Start of Raw data
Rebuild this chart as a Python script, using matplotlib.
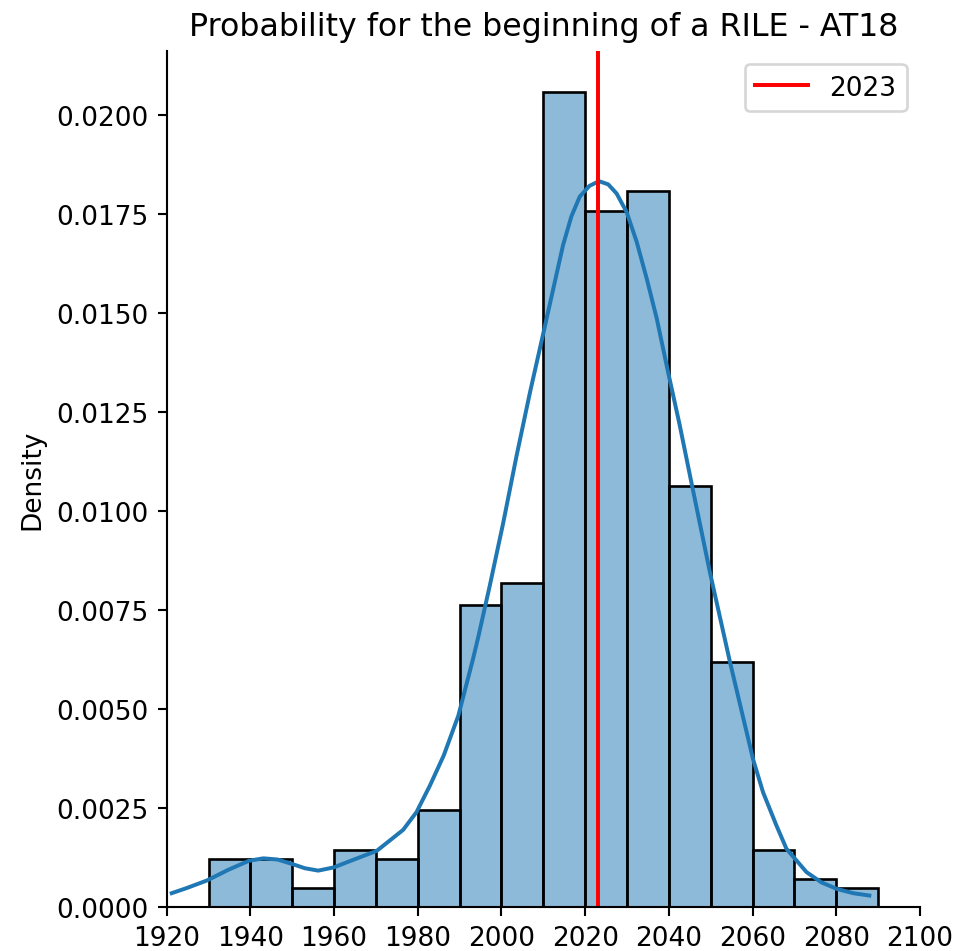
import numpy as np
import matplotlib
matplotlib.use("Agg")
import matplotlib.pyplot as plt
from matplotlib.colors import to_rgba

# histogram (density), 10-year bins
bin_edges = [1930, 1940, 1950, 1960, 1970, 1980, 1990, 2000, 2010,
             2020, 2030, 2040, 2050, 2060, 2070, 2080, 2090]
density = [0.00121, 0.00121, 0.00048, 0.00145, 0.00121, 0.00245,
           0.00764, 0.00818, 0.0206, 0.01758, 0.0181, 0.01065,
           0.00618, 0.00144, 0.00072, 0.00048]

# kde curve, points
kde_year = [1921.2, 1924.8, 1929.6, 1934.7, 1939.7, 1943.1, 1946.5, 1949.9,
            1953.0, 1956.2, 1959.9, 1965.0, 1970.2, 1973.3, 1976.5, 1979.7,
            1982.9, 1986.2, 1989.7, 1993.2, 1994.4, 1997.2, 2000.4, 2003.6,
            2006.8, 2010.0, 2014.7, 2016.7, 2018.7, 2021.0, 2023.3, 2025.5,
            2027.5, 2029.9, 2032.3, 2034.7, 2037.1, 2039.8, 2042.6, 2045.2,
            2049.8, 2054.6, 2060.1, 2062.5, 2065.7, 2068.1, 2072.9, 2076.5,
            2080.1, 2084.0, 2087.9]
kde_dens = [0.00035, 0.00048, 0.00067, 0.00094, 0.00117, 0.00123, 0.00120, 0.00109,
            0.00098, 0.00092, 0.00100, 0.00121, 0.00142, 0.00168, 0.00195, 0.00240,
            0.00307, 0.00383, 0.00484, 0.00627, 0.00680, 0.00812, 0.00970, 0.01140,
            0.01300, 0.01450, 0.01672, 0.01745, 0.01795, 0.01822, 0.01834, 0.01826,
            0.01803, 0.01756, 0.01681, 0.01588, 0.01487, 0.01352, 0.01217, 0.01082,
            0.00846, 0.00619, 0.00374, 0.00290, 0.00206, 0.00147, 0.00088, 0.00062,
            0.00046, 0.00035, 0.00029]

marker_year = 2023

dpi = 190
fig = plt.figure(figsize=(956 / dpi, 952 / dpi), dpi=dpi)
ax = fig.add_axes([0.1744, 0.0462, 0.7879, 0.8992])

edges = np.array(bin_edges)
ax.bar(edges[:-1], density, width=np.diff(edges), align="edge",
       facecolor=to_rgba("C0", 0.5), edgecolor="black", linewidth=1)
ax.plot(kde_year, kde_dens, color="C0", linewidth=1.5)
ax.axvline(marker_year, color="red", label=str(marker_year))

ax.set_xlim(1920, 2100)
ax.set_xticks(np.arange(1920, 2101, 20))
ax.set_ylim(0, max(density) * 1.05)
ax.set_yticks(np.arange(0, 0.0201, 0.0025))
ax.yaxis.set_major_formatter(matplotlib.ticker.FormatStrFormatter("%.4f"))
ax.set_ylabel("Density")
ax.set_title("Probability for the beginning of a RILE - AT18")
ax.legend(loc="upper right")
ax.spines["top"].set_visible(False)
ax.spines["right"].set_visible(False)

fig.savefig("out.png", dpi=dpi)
End of Raw data
▶ _Requirements_
Pictures are excluded; copy all other data exactly as shown.

▶ _Full answer_
Rebuild this chart as a Python script, using matplotlib.
import numpy as np
import matplotlib
matplotlib.use("Agg")
import matplotlib.pyplot as plt
from matplotlib.colors import to_rgba

# histogram (density), 10-year bins
bin_edges = [1930, 1940, 1950, 1960, 1970, 1980, 1990, 2000, 2010,
             2020, 2030, 2040, 2050, 2060, 2070, 2080, 2090]
density = [0.00121, 0.00121, 0.00048, 0.00145, 0.00121, 0.00245,
           0.00764, 0.00818, 0.0206, 0.01758, 0.0181, 0.01065,
           0.00618, 0.00144, 0.00072, 0.00048]

# kde curve, points
kde_year = [1921.2, 1924.8, 1929.6, 1934.7, 1939.7, 1943.1, 1946.5, 1949.9,
            1953.0, 1956.2, 1959.9, 1965.0, 1970.2, 1973.3, 1976.5, 1979.7,
            1982.9, 1986.2, 1989.7, 1993.2, 1994.4, 1997.2, 2000.4, 2003.6,
            2006.8, 2010.0, 2014.7, 2016.7, 2018.7, 2021.0, 2023.3, 2025.5,
            2027.5, 2029.9, 2032.3, 2034.7, 2037.1, 2039.8, 2042.6, 2045.2,
            2049.8, 2054.6, 2060.1, 2062.5, 2065.7, 2068.1, 2072.9, 2076.5,
            2080.1, 2084.0, 2087.9]
kde_dens = [0.00035, 0.00048, 0.00067, 0.00094, 0.00117, 0.00123, 0.00120, 0.00109,
            0.00098, 0.00092, 0.00100, 0.00121, 0.00142, 0.00168, 0.00195, 0.00240,
            0.00307, 0.00383, 0.00484, 0.00627, 0.00680, 0.00812, 0.00970, 0.01140,
            0.01300, 0.01450, 0.01672, 0.01745, 0.01795, 0.01822, 0.01834, 0.01826,
            0.01803, 0.01756, 0.01681, 0.01588, 0.01487, 0.01352, 0.01217, 0.01082,
            0.00846, 0.00619, 0.00374, 0.00290, 0.00206, 0.00147, 0.00088, 0.00062,
            0.00046, 0.00035, 0.00029]

marker_year = 2023

dpi = 190
fig = plt.figure(figsize=(956 / dpi, 952 / dpi), dpi=dpi)
ax = fig.add_axes([0.1744, 0.0462, 0.7879, 0.8992])

edges = np.array(bin_edges)
ax.bar(edges[:-1], density, width=np.diff(edges), align="edge",
       facecolor=to_rgba("C0", 0.5), edgecolor="black", linewidth=1)
ax.plot(kde_year, kde_dens, color="C0", linewidth=1.5)
ax.axvline(marker_year, color="red", label=str(marker_year))

ax.set_xlim(1920, 2100)
ax.set_xticks(np.arange(1920, 2101, 20))
ax.set_ylim(0, max(density) * 1.05)
ax.set_yticks(np.arange(0, 0.0201, 0.0025))
ax.yaxis.set_major_formatter(matplotlib.ticker.FormatStrFormatter("%.4f"))
ax.set_ylabel("Density")
ax.set_title("Probability for the beginning of a RILE - AT18")
ax.legend(loc="upper right")
ax.spines["top"].set_visible(False)
ax.spines["right"].set_visible(False)

fig.savefig("out.png", dpi=dpi)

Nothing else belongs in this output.